→ WHAT YOU ARE ASKED TO DO
Leave out all pictures. Return exactly the lines from the top of the material through the line containing "const FS = 23;".

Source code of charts

--

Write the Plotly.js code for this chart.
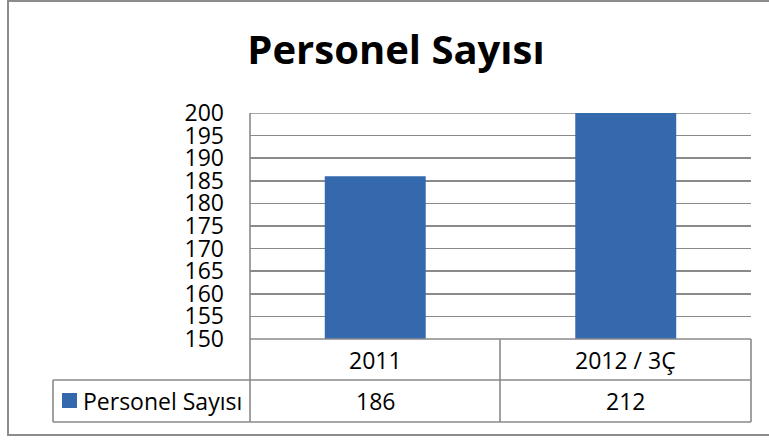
<!DOCTYPE html>
<html>
<head>
<meta charset="utf-8">
<script src="https://cdn.plot.ly/plotly-3.0.1.min.js"></script>
<style>html,body{margin:0;padding:0;background:#fff;}#chart{width:769px;height:440px;}</style>
</head>
<body>
<div id="chart"></div>
<script>
const chartTitle = "Personel Sayısı";
const seriesName = "Personel Sayısı";
const categories = ["2011", "2012 / 3Ç"];
const values = [186, 212];
const yTicks = [150,155,160,165,170,175,180,185,190,195,200];

const W = 769, H = 440;
const L = 250, R = 751, T = 113, B = 339;
const px = x => (x - L) / (R - L);
const py = y => (B - y) / (B - T);
const FONT = "Open Sans, Noto Sans, sans-serif";
const gridC = "#8a8a8a";
const FS = 23;

const shapes = [];
const line = (x0,y0,x1,y1,w) => shapes.push({type:'line',xref:'paper',yref:'paper',x0:px(x0),y0:py(y0),x1:px(x1),y1:py(y1),line:{color:gridC,width:w||1.6},layer:'above'});
// outer frame
shapes.push({type:'rect',xref:'paper',yref:'paper',x0:px(8),y0:py(1),x1:px(790),y1:py(435),line:{color:'#8c8c8c',width:2},layer:'below'});
// top gridline (200)
shapes.push({type:'line',xref:'paper',yref:'y',x0:0,x1:1,y0:yTicks[yTicks.length-1],y1:yTicks[yTicks.length-1],line:{color:gridC,width:1.6},layer:'below'});
// table
const rowTop = 339, rowMid = 380, rowBot = 422, legL = 53;
line(L, T, L, rowBot);
line(L, rowTop, R, rowTop);
line(legL, rowMid, R, rowMid);
line(legL, rowBot, R, rowBot);
line(legL, rowMid, legL, rowBot);
line(500, rowTop, 500, rowBot);
line(R, rowTop, R, rowBot);
// legend key
shapes.push({type:'rect',xref:'paper',yref:'paper',x0:px(62),y0:py(393),x1:px(77),y1:py(408),fillcolor:'#3468ad',line:{width:0}});

const annotations = [];
categories.forEach((c,i) => {
  annotations.push({xref:'x',yref:'paper',x:i,y:py((rowTop+rowMid)/2),text:c,showarrow:false,font:{family:FONT,size:FS,color:'#000'},xanchor:'center',yanchor:'middle'});
  annotations.push({xref:'x',yref:'paper',x:i,y:py((rowMid+rowBot)/2),text:String(values[i]),showarrow:false,font:{family:FONT,size:FS,color:'#000'},xanchor:'center',yanchor:'middle'});
});
annotations.push({xref:'paper',yref:'paper',x:px(81),y:py((rowMid+rowBot)/2),text:seriesName,showarrow:false,font:{family:FONT,size:FS,color:'#000'},xanchor:'left',yanchor:'middle'});

const trace = {type:'bar',x:categories,y:values,name:seriesName,marker:{color:'#3569ae',line:{width:0}},hoverinfo:'none'};

const layout = {
  width:W,height:H,
  margin:{l:L,r:W-R,t:T,b:H-B,pad:0},
  paper_bgcolor:'#fff',plot_bgcolor:'#fff',
  showlegend:false,
  bargap:0.597,
  title:{text:'<b>'+chartTitle+'</b>',xref:'container',yref:'container',x:396/W,y:1-50/H,xanchor:'center',yanchor:'middle',font:{family:FONT,size:40,color:'#000'}},
  xaxis:{type:'category',categoryorder:'array',categoryarray:categories,range:[-0.5,1.5],autorange:false,showticklabels:false,ticks:'',showgrid:false,zeroline:false,showline:false,fixedrange:true},
  yaxis:{range:[150,200],autorange:false,tickvals:yTicks,ticktext:yTicks.map(String),showgrid:true,gridcolor:gridC,gridwidth:1.6,zeroline:false,showline:false,ticks:'',ticklabelstandoff:25,tickfont:{family:FONT,size:FS,color:'#000'},fixedrange:true},
  shapes:shapes,annotations:annotations
};
Plotly.newPlot('chart',[trace],layout,{displayModeBar:false,staticPlot:true});
</script>
</body>
</html>
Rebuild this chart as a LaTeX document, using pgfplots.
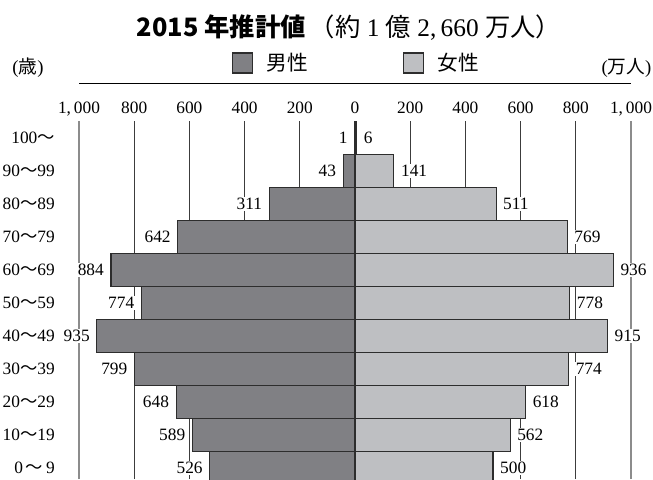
\documentclass[border=0pt]{standalone}
\usepackage{fontspec}
\setmainfont{Liberation Serif}
\newfontfamily\cjk{Noto Sans CJK JP}
\usepackage{pgfplots}
\usepackage{pgfplotstable}
\pgfplotsset{compat=1.18}
\definecolor{malec}{RGB}{128,128,132}
\definecolor{femalec}{RGB}{190,191,194}
\definecolor{edgec}{RGB}{45,45,45}
\definecolor{gridc}{RGB}{60,60,60}
\definecolor{gridg}{RGB}{140,140,140}

\pgfplotstableread{
y x m
10 -1 1
9 -43 43
8 -311 311
7 -642 642
6 -884 884
5 -774 774
4 -935 935
3 -799 799
2 -648 648
1 -589 589
0 -526 526
}\maletab

\pgfplotstableread{
y x m
10 6 6
9 141 141
8 511 511
7 769 769
6 936 936
5 778 778
4 915 915
3 774 774
2 618 618
1 562 562
0 500 500
}\femaletab

\newcommand{\numfont}{\fontsize{13}{15}\selectfont}

\begin{document}
\begin{tikzpicture}
\useasboundingbox (0,0) rectangle (489.75pt,359.25pt);
\begin{axis}[
  at={(59.25pt,0pt)}, anchor=south west,
  scale only axis, width=414pt, height=268.5pt,
  xmin=-1000, xmax=1000, ymin=-0.333, ymax=10.515,
  axis line style={draw=none},
  major tick length=0pt,
  /pgf/number format/assume math mode=true,
  xbar, bar width=1, bar shift=0pt,
  xtick={-800,-600,-400,-200,0,200,400,600,800},
  xticklabels={800,600,400,200,0,200,400,600,800},
  extra x ticks={-1000,1000},
  extra x tick labels={{1,\,000},{1,\,000}},
  extra x tick style={major grid style={color=gridg, line width=1.3pt}},
  xmajorgrids,
  major grid style={color=gridc, line width=0.6pt},
  xticklabel pos=upper,
  xticklabel style={anchor=base, yshift=5.5pt, font=\numfont},
  ytick={0,1,2,3,4,5,6,7,8,9,10},
  yticklabels={{0\,{\cjk 〜}\,9},{10{\cjk 〜}19},{20{\cjk 〜}29},{30{\cjk 〜}39},{40{\cjk 〜}49},{50{\cjk 〜}59},{60{\cjk 〜}69},{70{\cjk 〜}79},{80{\cjk 〜}89},{90{\cjk 〜}99},{100{\cjk 〜}}},
  yticklabel style={anchor=base east, inner sep=0pt, xshift=-18pt, yshift=-4.3pt, font=\numfont},
  point meta=explicit,
  nodes near coords={\numfont\pgfmathprintnumber[fixed,precision=0,assume math mode=true]{\pgfplotspointmeta}},
  every node near coord/.append style={fill=white, inner sep=1pt, font=\numfont},
  legend image code/.code={\draw[#1, draw=edgec, line width=0.8pt] (0pt,-7.5pt) rectangle (15pt,7.5pt);},
  legend columns=2,
  legend style={at={(0.503,1.162)}, anchor=center, draw=none, fill=none,
    font=\cjk\fontsize{15.5}{17}\selectfont,
    /tikz/every odd column/.append style={column sep=8.5pt},
    /tikz/every even column/.append style={column sep=69pt}},
]
\addplot[fill=malec, draw=edgec, line width=0.8pt,
  every node near coord/.append style={anchor=east, xshift=-4pt}]
  table[x=x, y=y, meta=m] {\maletab};
\addlegendentry{男性}
\addplot[fill=femalec, draw=edgec, line width=0.8pt,
  every node near coord/.append style={anchor=west, xshift=4pt}]
  table[x=x, y=y, meta=m] {\femaletab};
\addlegendentry{女性}
\end{axis}
\draw[black, line width=0.75pt] (59.25pt,296.25pt) -- (473.25pt,296.25pt);
\node at (261.75pt,338.5pt) {{\cjk\bfseries\fontsize{19}{21}\selectfont 2015 年推計値}{\fontsize{19}{21}\selectfont\hspace{3pt}{\cjk （約}\ 1\ {\cjk 億}\ 2,\,660\ {\cjk 万人）}}};
\node at (21pt,308.25pt) {\fontsize{14}{16}\selectfont({\cjk 歳})};
\node at (469.9pt,308.25pt) {\fontsize{14}{16}\selectfont({\cjk 万人})};
\end{tikzpicture}
\end{document}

--

→ RESPONSE
Write the Plotly.js code for this chart.
<!DOCTYPE html>
<html>
<head>
<meta charset="utf-8">
<script src="https://cdn.plot.ly/plotly-3.0.1.min.js"></script>
<style>html,body{margin:0;padding:0;background:#fff;}#chart{width:769px;height:440px;}</style>
</head>
<body>
<div id="chart"></div>
<script>
const chartTitle = "Personel Sayısı";
const seriesName = "Personel Sayısı";
const categories = ["2011", "2012 / 3Ç"];
const values = [186, 212];
const yTicks = [150,155,160,165,170,175,180,185,190,195,200];

const W = 769, H = 440;
const L = 250, R = 751, T = 113, B = 339;
const px = x => (x - L) / (R - L);
const py = y => (B - y) / (B - T);
const FONT = "Open Sans, Noto Sans, sans-serif";
const gridC = "#8a8a8a";
const FS = 23;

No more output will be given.